American animation studio by John H. Williams

Vanguard Films & Animation, also known as Vanguard Animation, is an American independent animation production studio founded in 2002 by producer John H. Williams and Neil Braun. The studio has offices in Vancouver, British Columbia,
Canada and Ealing Studios in London, England, United Kingdom. Starz Distribution (then IDT Entertainment) formerly owns a minority stake in the studio.

==History==
The studio was founded in 2002 by John H. Williams.

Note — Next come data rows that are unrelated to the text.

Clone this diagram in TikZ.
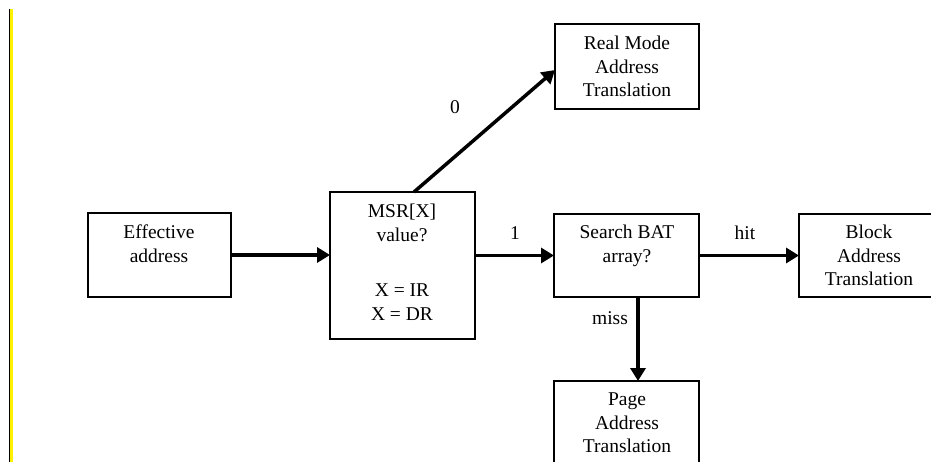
\documentclass[tikz,border=0pt]{standalone}
\usepackage{fontspec}
\setmainfont{Liberation Serif}
\usetikzlibrary{arrows.meta}
\begin{document}
\begin{tikzpicture}[x=1pt,y=-1pt,
  box/.style={draw=black,line width=1.5pt,inner sep=0pt,outer sep=0pt},
  txt/.style={font=\fontsize{19.5}{23.5}\selectfont,align=center,inner sep=0pt,anchor=north},
  lbl/.style={font=\fontsize{19.5}{23.5}\selectfont,inner sep=0pt},
  arr/.style={line width=3.5pt,-{Triangle[length=13pt,width=15pt]}}]
\useasboundingbox (0,0) rectangle (931,462);
\fill[white] (0,0) rectangle (931,462);
% left margin bar
\fill[black] (9,9) rectangle (10.3,462);
\fill[yellow] (10.3,9) rectangle (13,462);
% boxes
\node[box,minimum width=143pt,minimum height=84pt] (eff) at (159.5,255) {};
\node[box,minimum width=145pt,minimum height=147pt] (msr) at (402.5,265.5) {};
\node[box,minimum width=144pt,minimum height=85pt] (real) at (627,66.5) {};
\node[box,minimum width=145pt,minimum height=83pt] (bat) at (626.5,255.5) {};
\node[box,minimum width=144pt,minimum height=83pt] (block) at (871,255.5) {};
\node[box,minimum width=145pt,minimum height=84pt] (page) at (626.5,423) {};
% texts
\node[txt] (efft) at (159,225) {Effective\\address};
\node[txt] (msrt) at (402,204) {MSR[X]\\value?};
\node[txt] (msrb) at (402,284) {X = IR\\X = DR};
\node[txt] (realt) at (627,36) {Real Mode\\Address\\Translation};
\node[txt] (batt) at (627,225) {Search BAT\\array?};
\node[txt] (blockt) at (869,225) {Block\\Address\\Translation};
\node[txt] (paget) at (627,393) {Page\\Address\\Translation};
% connectors
\draw[arr] (eff.east) -- (msr.west |- eff.east);
\draw[arr] (msr.east |- bat.west) -- (bat.west);
\draw[arr] (bat.east) -- (block.west);
\draw[arr] ([xshift=11.5pt]bat.south) -- ([xshift=11.5pt]page.north);
\draw[arr] ([xshift=11.5pt]msr.north) -- ([yshift=-3.5pt]real.west);
% labels
\node[lbl] (l0) at (455,107) {0};
\node[lbl] (l1) at (515,233) {1};
\node[lbl] (lhit) at (745,233) {hit};
\node[lbl] (lmiss) at (610,318) {miss};
\end{tikzpicture}
\end{document}
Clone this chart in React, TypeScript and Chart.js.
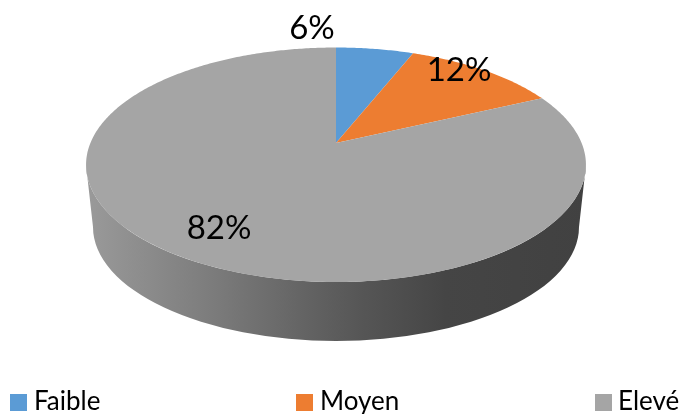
import React, { useEffect, useRef } from "react";
import { Chart, registerables } from "chart.js";

Chart.register(...registerables);

const categories = ["Faible", "Moyen", "Elevé"];
const shares = [6, 12, 82];
const sliceColors = ["#5B9BD5", "#ED7D31", "#A5A5A5"];

const FONT = "Lato, 'Open Sans', sans-serif";
const CX = 336, APEX_Y = 143, R = 245.6, S = 113.2, K = -0.1855;
const labelPos = [[312, 28], [459, 70], [219, 228]];
const legendPos = [[10, 34], [296, 320], [595, 618]];
const LEGEND_BOX_Y = 394, LEGEND_BOX = 17, LEGEND_TEXT_Y = 410;

function project(angle: number): [number, number] {
  const u = Math.cos(angle), v = Math.sin(angle);
  const w = 1 + K * v;
  return [CX + (R * u) / w, APEX_Y + (S * v) / w];
}

const pie3d = {
  id: "pie3d",
  beforeDatasetDraw(chart: any) {
    const ctx = chart.ctx;
    const meta = chart.getDatasetMeta(0);
    ctx.save();
    // side wall
    const g = ctx.createLinearGradient(86, 0, 586, 0);
    g.addColorStop(0, "#9A9A9A");
    g.addColorStop(0.25, "#7C7C7C");
    g.addColorStop(0.45, "#626262");
    g.addColorStop(0.55, "#565656");
    g.addColorStop(0.72, "#454545");
    g.addColorStop(1, "#414141");
    ctx.fillStyle = g;
    ctx.beginPath();
    ctx.ellipse(CX, 164.75, 250, 117.25, 0, Math.PI, 0, true);
    ctx.lineTo(579, 227);
    ctx.ellipse(CX, 227, 243, 114, 0, 0, Math.PI, false);
    ctx.closePath();
    ctx.fill();
    // top face, perspective projection of the library's arc angles
    meta.data.forEach((arc: any, i: number) => {
      const { startAngle, endAngle } = arc;
      const n = Math.max(2, Math.ceil((endAngle - startAngle) * 90));
      ctx.beginPath();
      ctx.moveTo(CX, APEX_Y);
      for (let s = 0; s <= n; s++) {
        const [x, y] = project(startAngle + ((endAngle - startAngle) * s) / n);
        ctx.lineTo(x, y);
      }
      ctx.closePath();
      ctx.fillStyle = sliceColors[i];
      ctx.fill();
    });
    ctx.restore();
    return false;
  },
  afterDraw(chart: any) {
    const ctx = chart.ctx;
    const data = chart.data.datasets[0].data as number[];
    const total = data.reduce((a, b) => a + b, 0);
    ctx.save();
    ctx.fillStyle = "#000";
    ctx.textAlign = "center";
    ctx.textBaseline = "middle";
    ctx.font = `33px ${FONT}`;
    data.forEach((v, i) => {
      ctx.fillText(`${Math.round((v / total) * 100)}%`, labelPos[i][0], labelPos[i][1]);
    });
    ctx.textAlign = "left";
    ctx.textBaseline = "alphabetic";
    ctx.font = `26px ${FONT}`;
    chart.data.labels.forEach((name: string, i: number) => {
      ctx.fillStyle = sliceColors[i];
      ctx.fillRect(legendPos[i][0], LEGEND_BOX_Y, LEGEND_BOX, LEGEND_BOX);
      ctx.fillStyle = "#000";
      ctx.fillText(name, legendPos[i][1], LEGEND_TEXT_Y);
    });
    ctx.restore();
  },
};

export default function App() {
  const ref = useRef<HTMLCanvasElement>(null);
  useEffect(() => {
    const chart = new Chart(ref.current!, {
      type: "pie",
      data: {
        labels: categories,
        datasets: [{ data: shares, backgroundColor: sliceColors, borderWidth: 0 }],
      },
      options: {
        responsive: false,
        animation: false,
        events: [],
        plugins: { legend: { display: false }, tooltip: { enabled: false } },
      },
      plugins: [pie3d],
    } as any);
    return () => chart.destroy();
  }, []);
  return (
    <div style={{ position: "absolute", left: 0, top: 0, width: 681, height: 414 }}>
      <canvas ref={ref} width={681} height={414} style={{ display: "block" }} />
    </div>
  );
}
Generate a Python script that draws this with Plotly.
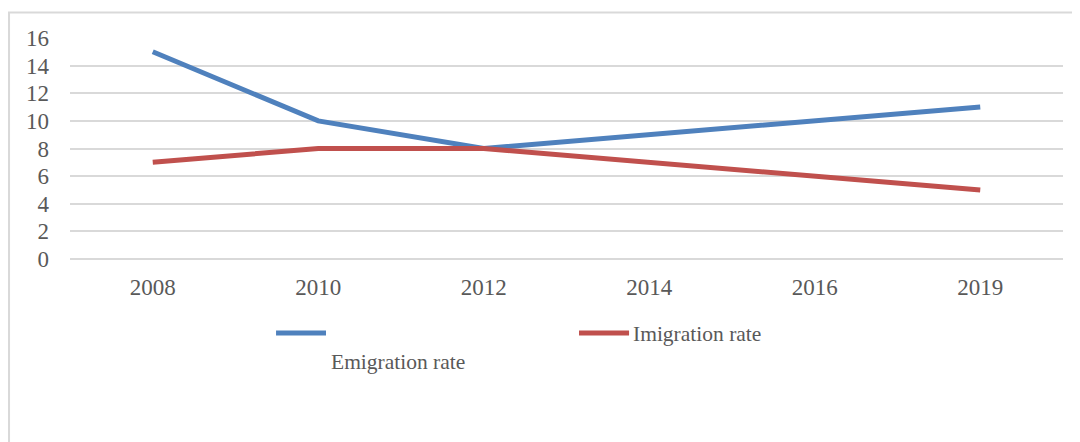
import plotly.graph_objects as go

years = ["2008", "2010", "2012", "2014", "2016", "2019"]
emigration = [15, 10, 8, 9, 10, 11]
imigration = [7, 8, 8, 7, 6, 5]

blue = "#4F81BD"
red = "#C0504D"
txt = "#595959"
serif = "Liberation Serif, Times New Roman, serif"

fig = go.Figure()
fig.add_trace(go.Scatter(x=years, y=emigration, mode="lines", name="Emigration rate",
                         line=dict(color=blue, width=5)))
fig.add_trace(go.Scatter(x=years, y=imigration, mode="lines", name="Imigration rate",
                         line=dict(color=red, width=5)))

# page body has an 8px margin, so the figure is a bit smaller than the window
fig.update_layout(
    width=1072, height=434,
    margin=dict(l=62, r=17, t=30, b=183, autoexpand=False),
    plot_bgcolor="white", paper_bgcolor="white",
    showlegend=False,
    font=dict(family=serif, size=23, color=txt),
)
fig.update_xaxes(type="category", range=[-0.5, 5.5], showgrid=False, showline=False, ticks="",
                 ticklabelstandoff=12, automargin=False,
                 tickfont=dict(family=serif, size=23, color=txt))
fig.update_yaxes(range=[0, 16], dtick=2, showgrid=True, gridcolor="#D9D9D9", gridwidth=1.5,
                 zeroline=True, zerolinecolor="#D9D9D9", zerolinewidth=1.5,
                 showline=False, ticks="", ticklabelstandoff=20, automargin=False,
                 tickfont=dict(family=serif, size=23, color=txt))

# outer chart border
fig.add_shape(type="rect", xref="paper", yref="paper", x0=-0.0614, x1=1.05, y0=-0.9, y1=1.1154,
              line=dict(color="#D9D9D9", width=2), layer="below")

# hand-drawn legend
fig.add_shape(type="line", xref="paper", yref="paper", x0=0.2075, x1=0.2578, y0=-0.3348, y1=-0.3348,
              line=dict(color=blue, width=5))
fig.add_shape(type="line", xref="paper", yref="paper", x0=0.5126, x1=0.5630, y0=-0.3348, y1=-0.3348,
              line=dict(color=red, width=5))
fig.add_annotation(xref="paper", yref="paper", x=0.565, y=-0.339, text="Imigration rate",
                   showarrow=False, xanchor="left", yanchor="middle",
                   font=dict(family=serif, size=21.5, color=txt))
fig.add_annotation(xref="paper", yref="paper", x=0.2608, y=-0.466, text="Emigration rate",
                   showarrow=False, xanchor="left", yanchor="middle",
                   font=dict(family=serif, size=21.5, color=txt))

fig.write_html("out.html")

For its launch, it signed with Ealing Studios a four-picture deal to produce sub-$40 million computer-animated films. The following year in July 2003, Vanguard sold a minority stake to IDT Corporation and partnered with its animation unit, Digital Production Solutions, to co-produce and co-own all Vanguard's properties, including Valiant (2005) produced for Disney.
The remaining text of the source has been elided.